Fifty-six-year-old Sobeh, who got a diploma in electricity from the United Nations Works and Relief Agency (UNRWA) Institute in Gaza 30 years ago, tells IPS how he faced considerable difficulties because of lack of raw materials. And, he had to borrow money from a friend.
“Fuel in Gaza is extremely expensive and it is not available on a regular basis as a result of the blockade imposed on Gaza,” says Sobeh. “This is precisely what prompted me to look for a way to produce fuel domestically, which finally succeeded. But the project requires substantial financial support for its development.”
The device exposes plastic waste composed of oil molecules to high temperature in an Oxygen-free airtight box leading to degradation of the constituent particles of plastic into vapours. These are then passed through metal channels where the fumes are cooled. This results in liquid fuel somewhere between gasoline, diesel and kerosene.
“We produce one litre of fuel from 1.5 kg of plastic waste,” son Mahmud Sobeh tells IPS. “Diesel-run electrical and mechanical machines were successfully run on this fuel output. We have sent samples to the laboratories of the Islamic University of Gaza for scientific examination.”

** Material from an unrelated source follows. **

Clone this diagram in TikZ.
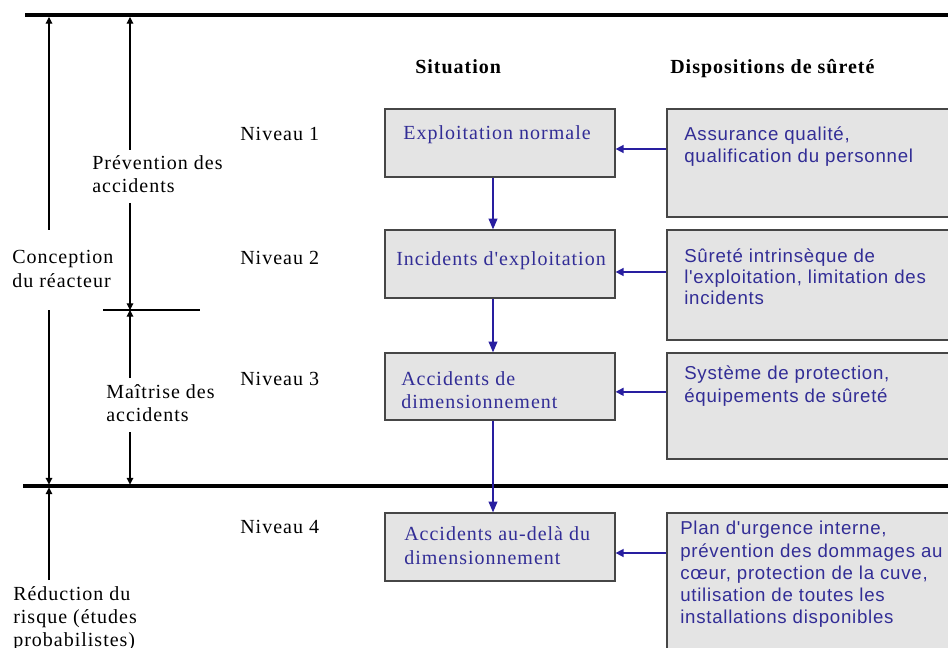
\documentclass[tikz,border=0pt]{standalone}
\usepackage{fontspec}
\setmainfont{Liberation Serif}[LetterSpace=5, Ligatures=TeXOff]
\newfontfamily\sansf{Liberation Sans}[LetterSpace=4]
\usetikzlibrary{arrows.meta,fit}
\definecolor{txtblue}{RGB}{50,45,150}
\definecolor{arrblue}{RGB}{40,30,160}
\definecolor{boxfill}{RGB}{228,228,228}
\definecolor{boxline}{RGB}{70,70,70}
\begin{document}
\begin{tikzpicture}[x=0.75pt,y=-0.75pt,
  sbox/.style={draw=boxline, fill=boxfill, line width=0.9pt, inner sep=0pt},
  lbl/.style={anchor=base west, inner sep=0pt, align=left, font=\fontsize{15}{17.25}\selectfont},
  clbl/.style={anchor=base, inner sep=0pt, align=center, text=txtblue, font=\fontsize{15}{17.25}\selectfont},
  blbl/.style={lbl, text=txtblue},
  slbl/.style={anchor=base west, inner sep=0pt, align=left, text=txtblue, font=\sansf\fontsize{14}{16.6}\selectfont},
  thickline/.style={line width=2.6pt, black},
  blkarr/.style={line width=0.8pt, black, -{Triangle[length=5pt,width=5pt]}},
  harr/.style={line width=1.1pt, arrblue, -{Triangle[length=6pt,width=6pt]}},
  varr/.style={line width=1.1pt, arrblue, -{Triangle[length=8pt,width=6.5pt]}}
]
\useasboundingbox (0,0) rectangle (948,648);
\clip (0,0) rectangle (948,648);

% horizontal rules
\draw[thickline] (25,15) -- (960,15);
\draw[thickline] (23,486) -- (960,486);
\draw[line width=0.8pt] (103,310) -- (200,310);

% headers
\node[lbl, font=\fontsize{15}{17.25}\selectfont\bfseries] (hsit) at (415,74) {Situation};
\node[lbl, font=\fontsize{15}{17.25}\selectfont\bfseries] (hdis) at (670,74) {Dispositions de sûreté};

% level labels
\node[lbl] (n1) at (240,141) {Niveau 1};
\node[lbl] (n2) at (240,265) {Niveau 2};
\node[lbl] (n3) at (240,385) {Niveau 3};
\node[lbl] (n4) at (240,533) {Niveau 4};

% left labels (anchor at baseline of last line)
\node[lbl] (prev) at (92,193) {Prévention des\\accidents};
\node[lbl] (conc) at (12,287) {Conception\\du réacteur};
\node[lbl] (mait) at (106,421) {Maîtrise des\\accidents};
\node[lbl] (redu) at (13,646) {Réduction du\\risque (études\\probabilistes)};

% left dimension arrows
\coordinate (a1top) at (49,17);
\coordinate (a1s) at (49,230);
\coordinate (a1e) at (49,310);
\coordinate (a1bot) at (49,484.5);
\coordinate (a1low) at (49,487.5);
\coordinate (a1r) at (49,580);
\coordinate (b1top) at (130,17);
\coordinate (b1s) at (130,150);
\coordinate (b1e) at (130,203);
\coordinate (bmid) at (130,310);
\coordinate (b2s) at (130,378);
\coordinate (b2e) at (130,432);
\coordinate (b2bot) at (130,484.5);
\draw[blkarr] (a1s) -- (a1top);
\draw[blkarr] (a1e) -- (a1bot);
\draw[blkarr] (a1r) -- (a1low);
\draw[blkarr] (b1s) -- (b1top);
\draw[blkarr] (b1e) -- (bmid);
\draw[blkarr] (b2s) -- (bmid);
\draw[blkarr] (b2e) -- (b2bot);

% situation boxes
\node[sbox, fit={(385,109) (615,177)}] (s1) {};
\node[sbox, fit={(385,230) (615,298)}] (s2) {};
\node[sbox, fit={(385,353) (615,420)}] (s3) {};
\node[sbox, fit={(385,513) (615,581)}] (s4) {};
\node[clbl] (s1t) at (497,140) {Exploitation normale};
\node[clbl] (s2t) at (501,266) {Incidents d'exploitation};
\node[blbl] (s3t) at (401,408) {Accidents de\\dimensionnement};
\node[blbl, font=\fontsize{15}{18}\selectfont] (s4t) at (404,564) {Accidents au-delà du\\dimensionnement};

% disposition boxes
\node[sbox, fit={(667,109) (965,217)}] (d1) {};
\node[sbox, fit={(667,230) (965,340)}] (d2) {};
\node[sbox, fit={(667,353) (965,459)}] (d3) {};
\node[sbox, fit={(667,513) (965,670)}] (d4) {};
\node[slbl] (d1t) at (684,163) {Assurance qualité,\\qualification du personnel};
\node[slbl, font=\sansf\fontsize{14}{15.6}\selectfont] (d2t) at (684,304.5) {Sûreté intrinsèque de\\l'exploitation, limitation des\\incidents};
\node[slbl] (d3t) at (684,402) {Système de protection,\\équipements de sûreté};
\node[slbl] (d4t) at (680,623.5) {Plan d'urgence interne,\\prévention des dommages au\\cœur, protection de la cuve,\\utilisation de toutes les\\installations disponibles};

% horizontal arrows
\draw[harr] ([yshift=-4.5pt]d1.west |- s1.east) -- ([yshift=-4.5pt]s1.east);
\draw[harr] ([yshift=-6pt]d2.west |- s2.east) -- ([yshift=-6pt]s2.east);
\draw[harr] ([yshift=-4pt]d3.west |- s3.east) -- ([yshift=-4pt]s3.east);
\draw[harr] ([yshift=-4.5pt]d4.west |- s4.east) -- ([yshift=-4.5pt]s4.east);

% vertical arrows
\draw[varr] ([xshift=-5.25pt]s1.south) -- ([xshift=-5.25pt]s2.north);
\draw[varr] ([xshift=-5.25pt]s2.south) -- ([xshift=-5.25pt]s3.north);
\draw[varr] ([xshift=-5.25pt]s3.south) -- ([xshift=-5.25pt]s4.north);
\end{tikzpicture}
\end{document}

These are desperate measures, and energy expensive in breaking down the plastic. But then Gazans are in a desperate situation.
The fuel crisis in Gaza has been ongoing for eight years now as Israel controls the amount of fuel entering Gaza through the Abu Salim crossing between Gaza and Israel. Gaza’s only power plant also runs on scarce diesel. Blackouts that last hours are a daily feature.

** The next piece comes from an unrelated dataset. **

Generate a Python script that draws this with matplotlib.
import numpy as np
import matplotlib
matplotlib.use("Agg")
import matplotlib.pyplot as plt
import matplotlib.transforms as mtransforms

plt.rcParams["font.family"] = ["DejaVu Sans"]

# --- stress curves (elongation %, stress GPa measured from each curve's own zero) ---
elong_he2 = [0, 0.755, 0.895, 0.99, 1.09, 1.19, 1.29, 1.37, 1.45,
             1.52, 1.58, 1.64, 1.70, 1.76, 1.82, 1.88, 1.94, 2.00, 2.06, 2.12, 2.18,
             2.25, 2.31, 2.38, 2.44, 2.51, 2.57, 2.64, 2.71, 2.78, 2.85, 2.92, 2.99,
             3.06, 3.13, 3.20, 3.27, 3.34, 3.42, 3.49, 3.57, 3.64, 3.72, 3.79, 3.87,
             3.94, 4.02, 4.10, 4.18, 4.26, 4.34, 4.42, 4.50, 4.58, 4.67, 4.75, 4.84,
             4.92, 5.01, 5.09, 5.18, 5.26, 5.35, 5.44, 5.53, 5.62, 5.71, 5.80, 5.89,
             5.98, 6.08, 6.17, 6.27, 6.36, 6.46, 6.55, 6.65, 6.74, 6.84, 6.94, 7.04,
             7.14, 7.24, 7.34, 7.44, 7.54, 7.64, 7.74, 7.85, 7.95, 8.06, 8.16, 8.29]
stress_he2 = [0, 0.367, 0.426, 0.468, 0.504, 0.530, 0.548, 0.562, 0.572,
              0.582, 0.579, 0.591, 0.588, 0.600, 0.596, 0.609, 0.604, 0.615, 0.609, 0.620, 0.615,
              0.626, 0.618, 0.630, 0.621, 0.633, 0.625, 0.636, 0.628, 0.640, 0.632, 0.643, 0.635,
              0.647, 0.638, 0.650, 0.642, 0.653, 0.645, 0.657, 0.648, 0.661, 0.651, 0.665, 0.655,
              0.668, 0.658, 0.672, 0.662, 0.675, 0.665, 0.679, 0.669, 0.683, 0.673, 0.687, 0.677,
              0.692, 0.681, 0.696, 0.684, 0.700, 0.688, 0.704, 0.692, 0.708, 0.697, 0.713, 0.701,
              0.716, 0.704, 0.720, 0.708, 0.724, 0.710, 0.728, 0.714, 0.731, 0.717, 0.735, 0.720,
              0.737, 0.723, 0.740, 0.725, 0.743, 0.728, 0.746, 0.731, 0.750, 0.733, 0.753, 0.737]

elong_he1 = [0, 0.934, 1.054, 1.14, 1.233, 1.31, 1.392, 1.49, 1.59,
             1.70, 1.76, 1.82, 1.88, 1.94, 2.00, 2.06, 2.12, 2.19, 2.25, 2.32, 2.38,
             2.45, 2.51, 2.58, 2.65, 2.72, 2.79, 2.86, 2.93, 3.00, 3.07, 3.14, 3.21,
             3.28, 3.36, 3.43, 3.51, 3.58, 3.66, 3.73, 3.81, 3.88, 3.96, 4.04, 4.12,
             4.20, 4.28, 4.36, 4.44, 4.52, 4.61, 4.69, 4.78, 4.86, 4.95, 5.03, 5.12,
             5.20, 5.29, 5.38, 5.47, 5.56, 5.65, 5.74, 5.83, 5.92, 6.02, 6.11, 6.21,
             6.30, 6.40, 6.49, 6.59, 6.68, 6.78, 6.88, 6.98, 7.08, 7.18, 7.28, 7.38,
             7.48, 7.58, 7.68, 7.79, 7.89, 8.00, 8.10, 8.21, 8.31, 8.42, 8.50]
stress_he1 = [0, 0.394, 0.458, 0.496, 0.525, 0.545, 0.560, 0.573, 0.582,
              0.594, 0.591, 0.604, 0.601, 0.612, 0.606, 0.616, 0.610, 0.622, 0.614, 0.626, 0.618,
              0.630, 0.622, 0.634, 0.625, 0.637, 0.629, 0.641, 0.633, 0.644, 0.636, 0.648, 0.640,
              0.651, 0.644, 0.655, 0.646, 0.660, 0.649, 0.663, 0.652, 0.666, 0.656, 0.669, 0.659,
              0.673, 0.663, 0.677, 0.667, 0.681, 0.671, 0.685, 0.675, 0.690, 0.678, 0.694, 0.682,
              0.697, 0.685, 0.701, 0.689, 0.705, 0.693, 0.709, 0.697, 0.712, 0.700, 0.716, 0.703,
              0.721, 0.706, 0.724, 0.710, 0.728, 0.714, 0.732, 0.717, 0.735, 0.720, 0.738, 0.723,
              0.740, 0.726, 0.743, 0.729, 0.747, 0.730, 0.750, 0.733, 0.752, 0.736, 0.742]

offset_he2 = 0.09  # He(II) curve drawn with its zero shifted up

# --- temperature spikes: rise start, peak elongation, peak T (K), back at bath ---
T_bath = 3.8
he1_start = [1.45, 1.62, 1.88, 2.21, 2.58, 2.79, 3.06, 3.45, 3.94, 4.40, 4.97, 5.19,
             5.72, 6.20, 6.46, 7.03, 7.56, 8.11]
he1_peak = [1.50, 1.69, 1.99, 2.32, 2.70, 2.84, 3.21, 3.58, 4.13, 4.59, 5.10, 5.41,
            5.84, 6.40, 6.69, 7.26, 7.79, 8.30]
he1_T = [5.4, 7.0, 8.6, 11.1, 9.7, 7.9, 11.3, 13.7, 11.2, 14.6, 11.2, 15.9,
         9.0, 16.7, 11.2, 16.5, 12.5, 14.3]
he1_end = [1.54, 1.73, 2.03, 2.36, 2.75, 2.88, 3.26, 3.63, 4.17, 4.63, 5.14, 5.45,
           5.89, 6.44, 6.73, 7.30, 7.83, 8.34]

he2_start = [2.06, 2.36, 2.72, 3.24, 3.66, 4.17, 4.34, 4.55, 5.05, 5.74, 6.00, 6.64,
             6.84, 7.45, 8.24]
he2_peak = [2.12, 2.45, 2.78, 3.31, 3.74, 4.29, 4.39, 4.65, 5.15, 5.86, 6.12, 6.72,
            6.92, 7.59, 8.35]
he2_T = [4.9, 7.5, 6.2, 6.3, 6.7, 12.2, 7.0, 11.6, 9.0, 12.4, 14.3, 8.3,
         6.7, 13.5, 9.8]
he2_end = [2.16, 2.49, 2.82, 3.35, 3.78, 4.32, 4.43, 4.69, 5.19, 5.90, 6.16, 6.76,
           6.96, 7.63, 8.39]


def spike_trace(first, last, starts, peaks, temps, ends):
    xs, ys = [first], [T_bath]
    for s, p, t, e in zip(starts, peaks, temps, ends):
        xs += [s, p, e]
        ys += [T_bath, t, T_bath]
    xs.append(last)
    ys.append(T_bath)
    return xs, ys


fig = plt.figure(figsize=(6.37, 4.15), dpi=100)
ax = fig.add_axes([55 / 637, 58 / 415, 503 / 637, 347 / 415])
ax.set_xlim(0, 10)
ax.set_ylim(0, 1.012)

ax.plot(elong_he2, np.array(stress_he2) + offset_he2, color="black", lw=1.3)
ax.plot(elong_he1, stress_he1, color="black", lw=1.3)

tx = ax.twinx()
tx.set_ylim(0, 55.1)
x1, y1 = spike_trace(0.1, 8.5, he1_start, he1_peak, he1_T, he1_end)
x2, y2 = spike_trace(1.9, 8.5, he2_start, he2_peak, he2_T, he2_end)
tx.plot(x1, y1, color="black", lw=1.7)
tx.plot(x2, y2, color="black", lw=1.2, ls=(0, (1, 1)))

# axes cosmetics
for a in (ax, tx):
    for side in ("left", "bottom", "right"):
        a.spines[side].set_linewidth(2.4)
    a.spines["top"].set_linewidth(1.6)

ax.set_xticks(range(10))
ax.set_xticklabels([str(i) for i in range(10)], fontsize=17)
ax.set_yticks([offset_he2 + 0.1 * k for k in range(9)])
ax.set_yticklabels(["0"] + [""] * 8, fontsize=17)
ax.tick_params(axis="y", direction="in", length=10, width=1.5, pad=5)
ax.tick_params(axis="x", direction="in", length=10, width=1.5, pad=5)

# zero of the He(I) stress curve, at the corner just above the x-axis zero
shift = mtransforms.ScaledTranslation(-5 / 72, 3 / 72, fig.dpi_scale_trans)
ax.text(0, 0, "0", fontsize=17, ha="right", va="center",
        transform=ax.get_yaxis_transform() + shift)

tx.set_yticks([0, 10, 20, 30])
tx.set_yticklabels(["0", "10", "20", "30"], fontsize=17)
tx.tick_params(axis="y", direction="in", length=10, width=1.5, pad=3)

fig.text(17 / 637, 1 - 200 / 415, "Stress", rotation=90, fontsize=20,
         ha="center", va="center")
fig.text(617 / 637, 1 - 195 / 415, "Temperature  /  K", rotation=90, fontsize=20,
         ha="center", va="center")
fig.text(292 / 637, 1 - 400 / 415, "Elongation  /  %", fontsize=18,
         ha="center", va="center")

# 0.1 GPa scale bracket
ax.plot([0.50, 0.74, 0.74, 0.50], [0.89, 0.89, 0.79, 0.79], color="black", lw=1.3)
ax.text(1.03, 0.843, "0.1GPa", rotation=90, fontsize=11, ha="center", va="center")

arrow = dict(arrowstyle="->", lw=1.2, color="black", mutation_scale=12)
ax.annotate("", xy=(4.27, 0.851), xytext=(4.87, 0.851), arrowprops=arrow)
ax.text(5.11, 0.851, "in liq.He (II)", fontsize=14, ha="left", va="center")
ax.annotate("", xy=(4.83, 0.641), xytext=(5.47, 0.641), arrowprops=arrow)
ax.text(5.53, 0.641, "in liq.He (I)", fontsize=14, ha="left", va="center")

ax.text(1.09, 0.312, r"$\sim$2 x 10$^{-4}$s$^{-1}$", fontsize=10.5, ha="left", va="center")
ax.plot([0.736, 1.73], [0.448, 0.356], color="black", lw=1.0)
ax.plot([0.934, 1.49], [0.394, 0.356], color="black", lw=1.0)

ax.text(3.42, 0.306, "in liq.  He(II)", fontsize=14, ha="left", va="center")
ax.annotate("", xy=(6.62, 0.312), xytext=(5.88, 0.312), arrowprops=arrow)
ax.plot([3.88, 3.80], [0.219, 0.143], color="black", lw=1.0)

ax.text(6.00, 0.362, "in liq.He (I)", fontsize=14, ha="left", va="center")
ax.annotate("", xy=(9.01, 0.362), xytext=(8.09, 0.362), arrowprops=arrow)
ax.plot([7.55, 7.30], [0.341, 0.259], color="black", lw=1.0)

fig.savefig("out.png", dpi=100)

A litre of Israeli gasoline costs seven shekels (two dollars). A litre of fuel smuggled from Egypt cost half as much before the Egyptian army demolished the tunnels between North Sinai and the southern town Rafah after the dismissal of former Egyptian president Mohammed Morsi. This exacerbated the electricity and fuel crisis in Gaza.
Dr. Sameer Afifi, director of the centre for environmental studies and scientific laboratories at the Islamic University of Gaza tells IPS that the Sobehs’ project “was conducted under primitive conditions and the quality may therefore be not quite good. But still it is promising.”
What is certain is that production of fuel in such manner would be environmentally damaging, and could be harmful to health. Former environment minister Yusef Abu Safieh tells IPS that production of such fuel must be subject to an in-depth scientific studies.
The incomplete combustion of plastic may result in release of other hydrocarbons that are hazardous, some of them carcinogenic. “Any material that is not fully combusted results in production of fumes and dangerous substances,” Abu Safieh tells IPS.
But citizens in Gaza still look at such attempts with hope. “Ordinary fuel is not readily available due to high prices, and this makes us look for locally produced fuel that helps us to overcome the energy crisis and relieve us of an economic burden,” Shadi Abu Samra, 35, from Al-Shati refugee camp tells IPS.
The Sobeh experiment is now driving others to look at such measures to produce fuel. In harsh conditions where survival is a struggle, not many are thinking of the environment, or even of long-term damage to their health.